Nearly every day, the students visit natural areas for play-based learning. After the math lesson beneath the buttonwoods, for example, they went hunting for hermit crabs and jellyfish.
“This is just as important as testing, as reading, as anything,” Simpson said. “We want to bring back childhood and the love of learning.”
That’s exactly why Alejandra Reyes enrolled her 5-year-old daughter, Daniella. Daniella’s curiosity is blossoming, Reyes said, because she’s in a small school with more individualized attention and more hands-on learning.
“I didn’t want her to be in class sitting down all day. She’s such a free-spirited little girl,” said Reyes, a stay-at-home mom whose husband is a marine mechanic. “She’s learning so much on her little adventures. It’s, ‘What’s this? What’s that? Let’s look it up.’ “
“We got so lucky that my daughter’s first experience with school is this microschool.”
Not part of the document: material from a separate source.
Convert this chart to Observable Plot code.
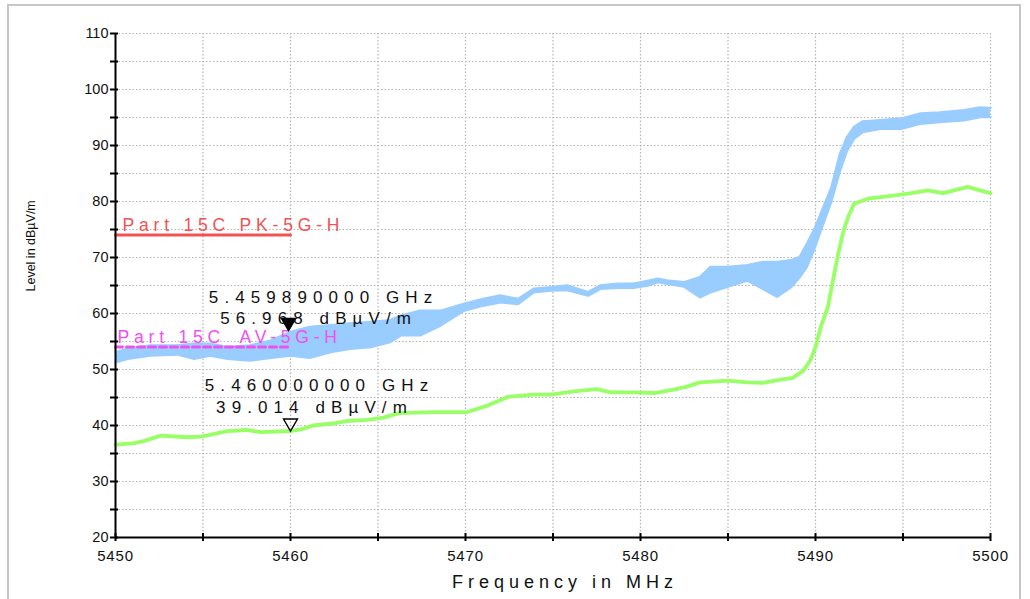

Simpson and Lavoie like the state of Florida’s academic standards. They use them to guide instruction. But they’re not tethered to pacing guides, and they can switch gears or directions whenever it makes sense. They do that often with their one older student, a fifth grader who was bored in his prior school because he wasn’t being challenged.
At the beach the other day, the older student got to learn about mass, volume, density, and buoyancy while his younger classmates were doing the lesson on place value.
Simpson set out two buckets, one filled with freshwater, one filled with saltwater. The student built a mini boat out of aluminum foil to float on the surface of each, then carefully piled pennies into it to see which boat in which bucket could sustain the most weight. (The one in saltwater won.)
“He loves engineering and problem solving,” Simpson said. And the school has the flexibility to accommodate him with more advanced lessons.
As it becomes even more mainstream, school choice in Florida is experiencing some growing pains. Coastal Glades represents some of those challenges, too.
For classroom space, the school rents a 250-square-foot room in a church. The church meets fire codes for dozens of parishioners, but not for a handful of students. Coastal Glades isn’t the only unconventional learning option to learn about fire codes the hard way – see here, here, and here – but its predicament takes the cake.
In lieu of installing an expensive sprinkler system, which Simpson and Lavoie could not afford, the pair hired a local firefighter, at $37 an hour, to hang out while students were in the building. Since the additional requirements only kick in when there are more than five students, Coastal Glades was able to drop the firefighter as long as it capped enrollment.
Next year, the school will be in another building that shouldn’t have those issues, which means it will be able to serve more families.
Word’s already out on the “coconut telegraph” – that’s Keys-speak for grapevine – that the new school will be growing.
Reyes has no doubt that other parents will respond the same way she did.
“Times have changed. Schools are different,” she said. “What kid doesn’t want to be learning outdoors?”